While we didn’t see a Senate vote Thursday night on the stimulus package, it seems that it will only be a temporary reprieve. On such an important issue it is unfortunate that both the political generals and the talking heads have succeeded in turning it into a political football. One of the most annoying pieces of “analysis” for the week comes to us from Paul Krugman.
It’s time for Mr. Obama to go on the offensive. Above all, he must not shy away from pointing out that those who stand in the way of his plan, in the name of a discredited economic philosophy, are putting the nation’s future at risk. The American economy is on the edge of catastrophe, and much of the Republican Party is trying to push it over that edge.
I’m no cheerleader for the GOP, but the arguments currently being put forth in favor of a slower, more measured analysis, a streamlined bill which targets the truly urgent challenges we face, and the opportunity to openly debate some of the less urgent “stimulus” dollars later on their own merit hardly seems like a rush to the brink. Quite the opposite, questions arising over this bill are coming from all quarters and would seem to indicate that a more considered, thoughtful approach is in order. Krugman himself gives a passing nod to one criticism, though in rather dismissive tones.
The Congressional Budget Office is slightly more sanguine, but its director, nonetheless, recently warned that “absent a change in fiscal policy … the shortfall in the nation’s output relative to potential levels will be the largest — in duration and depth — since the Depression of the 1930s.”
Did you really say that the CBO was, “slightly more sanguine” on this issue? Perhaps “outright dubious” might have been closer to the mark.

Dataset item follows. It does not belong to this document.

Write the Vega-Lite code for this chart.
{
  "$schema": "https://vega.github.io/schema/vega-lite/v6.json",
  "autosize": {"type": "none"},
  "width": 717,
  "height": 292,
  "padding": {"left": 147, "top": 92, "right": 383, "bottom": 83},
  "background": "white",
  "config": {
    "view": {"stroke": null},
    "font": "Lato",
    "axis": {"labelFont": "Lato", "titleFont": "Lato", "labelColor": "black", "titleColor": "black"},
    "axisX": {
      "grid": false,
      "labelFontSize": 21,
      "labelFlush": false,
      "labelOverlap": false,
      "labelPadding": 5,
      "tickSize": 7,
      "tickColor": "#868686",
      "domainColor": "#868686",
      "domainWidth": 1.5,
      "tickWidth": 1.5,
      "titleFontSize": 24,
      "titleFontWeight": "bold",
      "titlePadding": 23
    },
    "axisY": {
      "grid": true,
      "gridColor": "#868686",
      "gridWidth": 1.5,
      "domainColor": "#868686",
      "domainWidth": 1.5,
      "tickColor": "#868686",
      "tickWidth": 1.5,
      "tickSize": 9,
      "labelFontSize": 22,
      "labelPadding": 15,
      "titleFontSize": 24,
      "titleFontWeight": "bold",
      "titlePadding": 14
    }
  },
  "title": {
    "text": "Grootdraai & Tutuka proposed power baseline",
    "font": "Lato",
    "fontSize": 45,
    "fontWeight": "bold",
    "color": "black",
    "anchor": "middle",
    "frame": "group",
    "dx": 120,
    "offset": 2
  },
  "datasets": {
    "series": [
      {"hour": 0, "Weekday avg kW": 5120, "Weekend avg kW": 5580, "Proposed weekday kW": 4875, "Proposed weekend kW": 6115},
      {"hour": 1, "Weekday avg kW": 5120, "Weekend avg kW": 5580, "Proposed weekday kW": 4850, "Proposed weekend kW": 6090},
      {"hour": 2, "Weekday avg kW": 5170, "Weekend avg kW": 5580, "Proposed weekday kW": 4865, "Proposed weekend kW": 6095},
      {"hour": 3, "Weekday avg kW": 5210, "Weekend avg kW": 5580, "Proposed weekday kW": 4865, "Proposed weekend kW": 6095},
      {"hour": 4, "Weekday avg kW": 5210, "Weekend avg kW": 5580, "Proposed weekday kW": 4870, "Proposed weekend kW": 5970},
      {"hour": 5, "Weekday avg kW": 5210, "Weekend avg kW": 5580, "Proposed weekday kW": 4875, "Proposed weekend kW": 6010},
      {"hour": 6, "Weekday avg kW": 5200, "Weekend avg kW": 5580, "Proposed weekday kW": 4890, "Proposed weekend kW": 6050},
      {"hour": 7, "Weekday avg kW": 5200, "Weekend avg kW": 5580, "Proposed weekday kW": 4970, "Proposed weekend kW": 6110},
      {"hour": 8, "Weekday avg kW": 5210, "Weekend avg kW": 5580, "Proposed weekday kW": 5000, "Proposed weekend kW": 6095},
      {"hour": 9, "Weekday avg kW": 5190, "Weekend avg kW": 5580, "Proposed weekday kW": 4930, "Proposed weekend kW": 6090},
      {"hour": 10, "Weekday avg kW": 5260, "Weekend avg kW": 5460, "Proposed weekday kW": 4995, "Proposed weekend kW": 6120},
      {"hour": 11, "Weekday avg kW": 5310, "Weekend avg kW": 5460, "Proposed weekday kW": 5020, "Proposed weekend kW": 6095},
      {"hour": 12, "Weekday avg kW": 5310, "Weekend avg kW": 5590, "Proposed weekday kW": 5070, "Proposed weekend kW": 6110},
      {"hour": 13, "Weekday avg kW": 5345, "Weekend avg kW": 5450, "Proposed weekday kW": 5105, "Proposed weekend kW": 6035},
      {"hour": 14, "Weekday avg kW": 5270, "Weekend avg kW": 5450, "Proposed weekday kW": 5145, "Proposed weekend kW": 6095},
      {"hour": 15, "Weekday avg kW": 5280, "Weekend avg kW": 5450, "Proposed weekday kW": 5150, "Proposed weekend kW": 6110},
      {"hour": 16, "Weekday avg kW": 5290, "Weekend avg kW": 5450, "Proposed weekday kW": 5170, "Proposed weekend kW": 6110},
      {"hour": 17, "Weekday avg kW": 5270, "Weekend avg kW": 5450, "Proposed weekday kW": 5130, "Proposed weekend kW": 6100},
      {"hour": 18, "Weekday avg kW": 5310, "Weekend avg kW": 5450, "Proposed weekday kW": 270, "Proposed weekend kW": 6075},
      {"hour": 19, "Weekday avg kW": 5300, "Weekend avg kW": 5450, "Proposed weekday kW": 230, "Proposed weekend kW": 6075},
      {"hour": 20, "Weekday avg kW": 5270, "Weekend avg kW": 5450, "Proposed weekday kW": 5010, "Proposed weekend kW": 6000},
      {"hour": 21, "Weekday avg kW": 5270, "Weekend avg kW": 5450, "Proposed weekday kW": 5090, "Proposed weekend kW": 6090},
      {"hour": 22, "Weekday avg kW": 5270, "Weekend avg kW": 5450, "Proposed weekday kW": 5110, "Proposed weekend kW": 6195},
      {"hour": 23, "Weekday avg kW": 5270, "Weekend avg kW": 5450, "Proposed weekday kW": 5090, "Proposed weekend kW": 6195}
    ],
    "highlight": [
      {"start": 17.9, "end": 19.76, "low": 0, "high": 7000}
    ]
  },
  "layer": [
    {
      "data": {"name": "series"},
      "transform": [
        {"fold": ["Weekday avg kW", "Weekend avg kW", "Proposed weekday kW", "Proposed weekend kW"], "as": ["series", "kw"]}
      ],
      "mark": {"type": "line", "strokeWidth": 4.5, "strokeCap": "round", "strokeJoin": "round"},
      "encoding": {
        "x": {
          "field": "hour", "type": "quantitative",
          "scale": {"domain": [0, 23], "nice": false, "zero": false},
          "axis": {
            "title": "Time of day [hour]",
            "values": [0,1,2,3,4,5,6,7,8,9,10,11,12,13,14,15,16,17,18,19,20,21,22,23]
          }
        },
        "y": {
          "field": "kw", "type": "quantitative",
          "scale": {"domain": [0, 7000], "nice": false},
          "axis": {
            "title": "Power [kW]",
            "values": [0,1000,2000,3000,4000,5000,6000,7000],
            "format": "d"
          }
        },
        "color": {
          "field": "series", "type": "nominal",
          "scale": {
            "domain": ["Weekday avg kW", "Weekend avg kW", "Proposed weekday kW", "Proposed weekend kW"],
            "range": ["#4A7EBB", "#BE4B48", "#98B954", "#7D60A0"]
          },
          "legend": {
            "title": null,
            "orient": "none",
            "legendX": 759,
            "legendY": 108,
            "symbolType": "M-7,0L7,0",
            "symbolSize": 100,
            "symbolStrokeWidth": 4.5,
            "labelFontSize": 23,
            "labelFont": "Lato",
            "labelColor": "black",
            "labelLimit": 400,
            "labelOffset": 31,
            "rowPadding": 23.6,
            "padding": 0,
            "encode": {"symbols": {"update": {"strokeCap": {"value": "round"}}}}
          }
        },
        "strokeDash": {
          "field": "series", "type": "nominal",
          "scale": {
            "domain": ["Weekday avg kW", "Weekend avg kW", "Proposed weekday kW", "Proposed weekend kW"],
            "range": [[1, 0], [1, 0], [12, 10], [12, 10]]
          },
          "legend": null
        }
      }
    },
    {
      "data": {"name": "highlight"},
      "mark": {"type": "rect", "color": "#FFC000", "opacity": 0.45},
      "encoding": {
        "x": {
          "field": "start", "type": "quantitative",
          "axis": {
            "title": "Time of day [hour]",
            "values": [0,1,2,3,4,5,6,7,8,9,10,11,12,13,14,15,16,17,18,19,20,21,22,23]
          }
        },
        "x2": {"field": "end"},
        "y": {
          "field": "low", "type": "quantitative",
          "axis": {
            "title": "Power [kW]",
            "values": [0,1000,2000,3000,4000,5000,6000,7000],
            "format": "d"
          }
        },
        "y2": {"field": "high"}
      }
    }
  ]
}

CBO, the official scorekeepers for legislation, said the House and Senate bills will help in the short term but result in so much government debt that within a few years they would crowd out private investment, actually leading to a lower Gross Domestic Product over the next 10 years than if the government had done nothing.
CBO estimates that by 2019 the Senate legislation would reduce GDP by 0.1 percent to 0.3 percent on net.
I normally don’t find myself agreeing with Charles Krauthammer, as his hyperpartisan liberal bashing can quickly put most moderates off their feed, but he’s got a few good points to make today.
It’s the essential fraud of rushing through a bill in which the normal rules (committee hearings, finding revenue to pay for the programs) are suspended on the grounds that a national emergency requires an immediate job-creating stimulus — and then throwing into it hundreds of billions that have nothing to do with stimulus, that Congress’s own budget office says won’t be spent until 2011 and beyond, and that are little more than the back-scratching, special-interest, lobby-driven parochialism that Obama came to Washington to abolish. He said.
Let’s be clear on one thing. The blame for this did not originate with President Obama, as I see it. He seems to have been clearly and earnestly interested in hearing input from the Republicans and finding a bipartisan path forward on stimulus. Unfortunately, he utterly failed to exercise any control over Nancy Pelosi and, at least thus far, Harry Reid, and now the horse has escaped the barn. He is showing up on television looking angry that his will wasn’t implemented quickly enough and falling back on practiced habits of blaming any failures on the opposition party. If this is how the fairy tale story of the stimulus bill ends, it will be a sad and possibly crippling start to the Obama presidency. The new golden era of post-partisan progress will turn into more of the same old, same old.